The next weird Certificate is the Obsolescence Certificate. Let me give an example. I became uppish when I got a CSIR Research Scholarship stipend of Rs 250 pm in 1963 at Vizagh and bought a second hand radio set @ Rs 100. And took it with me to KGP in 1965. And was trying to listen to Radio Ceylon which was out of reach. So I had to make do with its nascent clone called Vividh Bharati by AIR. Although I had an indoor antenna, friends warned me that I better go to the KGP GPO and get a License Book issued by paying the hefty annual fees of Rs 10 before sleuths of the WB P&T catch me. Which I did after three attempts. And they said I had to get it renewed every year to escape heavy penalties. Which I did for a couple of years. And then my set croaked and the Repairwala said no point spending good money on a dead set...you get a better set with that money. Which I thought of doing. Then I was told that I had to get a separate license book for the new set (which had the maker's id number perhaps). That meant paying licenses for the dead set and the new one. And if I had to escape penalties, I had to visit the GPO and fill up a form saying my set is dead and give my Qrs No. And then their Technical Officer would make a sly visit to my Qrs and issue a Condemned Set Certificate if he is in a good mood.

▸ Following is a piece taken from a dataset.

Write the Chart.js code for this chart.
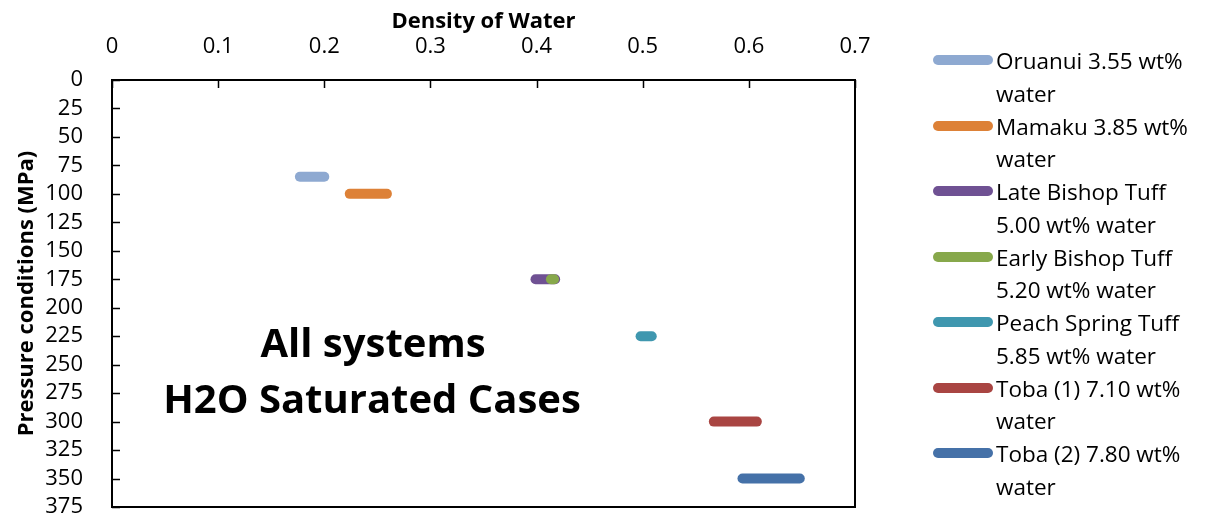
<!DOCTYPE html>
<html>
<head>
<meta charset="utf-8">
<script src="https://cdn.jsdelivr.net/npm/chart.js@4.4.1/dist/chart.umd.min.js"></script>
<style>
  html, body { margin: 0; padding: 0; background: #fff; }
  #wrap { position: relative; width: 1207px; height: 523px; }
  #legend { position: absolute; left: 933px; top: 50px; font-family: "Open Sans", sans-serif; font-size: 22.5px; color: #000; }
  .item { display: flex; align-items: flex-start; height: 65.5px; }
  .swatch { width: 60px; height: 10px; border-radius: 5px; margin-top: 5px; flex: none; }
  .label { width: 210px; line-height: 32.7px; margin-left: 3px; margin-top: -5px; }
</style>
</head>
<body>
<div id="wrap">
  <canvas id="c" width="1207" height="523"></canvas>
  <div id="legend"></div>
</div>
<script>
// ---- data ----
const seriesNames = [
  "Oruanui 3.55 wt% water",
  "Mamaku 3.85 wt% water",
  "Late Bishop Tuff 5.00 wt% water",
  "Early Bishop Tuff 5.20 wt% water",
  "Peach Spring Tuff 5.85 wt% water",
  "Toba (1) 7.10 wt% water",
  "Toba (2) 7.80 wt% water"
];
const densityStart = [0.177, 0.224, 0.399, 0.4135, 0.498, 0.567, 0.594];
const densityEnd   = [0.200, 0.259, 0.4175, 0.4165, 0.5085, 0.6075, 0.648];
const pressure     = [85, 100, 175, 175, 225, 300, 350];
const seriesColors = ["#8EA9D1", "#DD8137", "#6F5193", "#87A84B", "#3F97AF", "#A94542", "#4571A8"];
const xTickValues = [0, 0.1, 0.2, 0.3, 0.4, 0.5, 0.6, 0.7];
const yTickValues = [0, 25, 50, 75, 100, 125, 150, 175, 200, 225, 250, 275, 300, 325, 350, 375];
const annotationLines = ["All systems", "H2O Saturated Cases"];
const xTitle = "Density of Water";
const yTitle = "Pressure conditions (MPa)";

// later series drawn on top (as in the reference)
const datasets = seriesNames.map((n, i) => ({
  label: n,
  data: [{x: densityStart[i], y: pressure[i]}, {x: densityEnd[i], y: pressure[i]}],
  showLine: true,
  order: -i,
  borderColor: seriesColors[i],
  backgroundColor: seriesColors[i],
  borderWidth: 10,
  borderCapStyle: 'round',
  pointRadius: 0,
  pointHoverRadius: 0
}));

const FONT = '"Open Sans", sans-serif';

const framePlugin = {
  id: 'frame',
  beforeDatasetsDraw(chart) {
    const {ctx, chartArea: a, scales} = chart;
    ctx.save();
    ctx.strokeStyle = '#000';
    ctx.lineWidth = 2;
    ctx.strokeRect(a.left, a.top, a.right - a.left, a.bottom - a.top);
    ctx.lineWidth = 1.5;
    ctx.beginPath();
    xTickValues.forEach(v => {
      const px = Math.round(scales.x.getPixelForValue(v)) + 0.5;
      ctx.moveTo(px, a.top); ctx.lineTo(px, a.top + 8);
    });
    yTickValues.forEach(v => {
      const py = Math.round(scales.y.getPixelForValue(v)) + 0.5;
      ctx.moveTo(a.left, py); ctx.lineTo(a.left + 8, py);
    });
    ctx.stroke();
    ctx.restore();
  },
  afterDraw(chart) {
    const {ctx} = chart;
    ctx.save();
    ctx.fillStyle = '#000';
    ctx.textAlign = 'center';
    ctx.textBaseline = 'alphabetic';
    ctx.font = 'bold 40px ' + FONT;
    ctx.fillText(annotationLines[0], 373, 357);
    ctx.fillText(annotationLines[1], 372, 413);
    ctx.restore();
  }
};

new Chart(document.getElementById('c'), {
  type: 'scatter',
  data: { datasets },
  plugins: [framePlugin],
  options: {
    responsive: false,
    animation: false,
    layout: { padding: { left: 0, top: 0, right: 352, bottom: 16 } },
    plugins: { legend: { display: false }, tooltip: { enabled: false } },
    scales: {
      x: {
        type: 'linear', position: 'top', min: 0, max: 0.7,
        afterBuildTicks: s => { s.ticks = xTickValues.map(v => ({value: v})); },
        afterFit: s => { s.height = 80; s.paddingLeft = 0; s.paddingRight = 0; },
        ticks: { color: '#000', font: { family: FONT, size: 22 }, padding: 20, autoSkip: false, maxRotation: 0, callback: v => String(v) },
        grid: { drawOnChartArea: false, drawTicks: false },
        border: { display: false },
        title: { display: true, text: xTitle, color: '#000', font: { family: FONT, size: 22, weight: 'bold' }, padding: { top: 9, bottom: 0 } }
      },
      y: {
        type: 'linear', position: 'left', reverse: true, min: 0, max: 375,
        afterBuildTicks: s => { s.ticks = yTickValues.map(v => ({value: v})); },
        afterFit: s => { s.width = 112; s.paddingTop = 0; s.paddingBottom = 0; },
        ticks: { color: '#000', font: { family: FONT, size: 22 }, padding: 29, autoSkip: false },
        grid: { drawOnChartArea: false, drawTicks: false },
        border: { display: false },
        title: { display: true, text: yTitle, color: '#000', font: { family: FONT, size: 22, weight: 'bold' }, padding: { top: 14, bottom: 0 } }
      }
    }
  }
});

// HTML legend built from the series arrays
const lg = document.getElementById('legend');
seriesNames.forEach((n, i) => {
  const it = document.createElement('div'); it.className = 'item';
  const sw = document.createElement('div'); sw.className = 'swatch'; sw.style.background = seriesColors[i];
  const lb = document.createElement('div'); lb.className = 'label'; lb.textContent = n;
  it.appendChild(sw); it.appendChild(lb); lg.appendChild(it);
});
</script>
</body>
</html>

I abandoned the whole idea and kept quiet. But by then the pocket transistor revolution caught on and the AIR abandoned its License Fees. But the mother of AIR in the UK by name BBC still survives on its License Fees:

http://www.bbc.co.uk/aboutthebbc/insidethebbc/whoweare/licencefee/


You may ask why her Daughter, AIR, which is no less grasping, said 'hands up' and let go.


The answer is contained in the  "gps Law of Large Numbers":


"When the expenditure incurred in collecting exceeds ten times the revenue collected, it is time to stop and look for other more profitable avenues of revenue"


...Like Birth and Death Certificates which were unknown in my Father's time.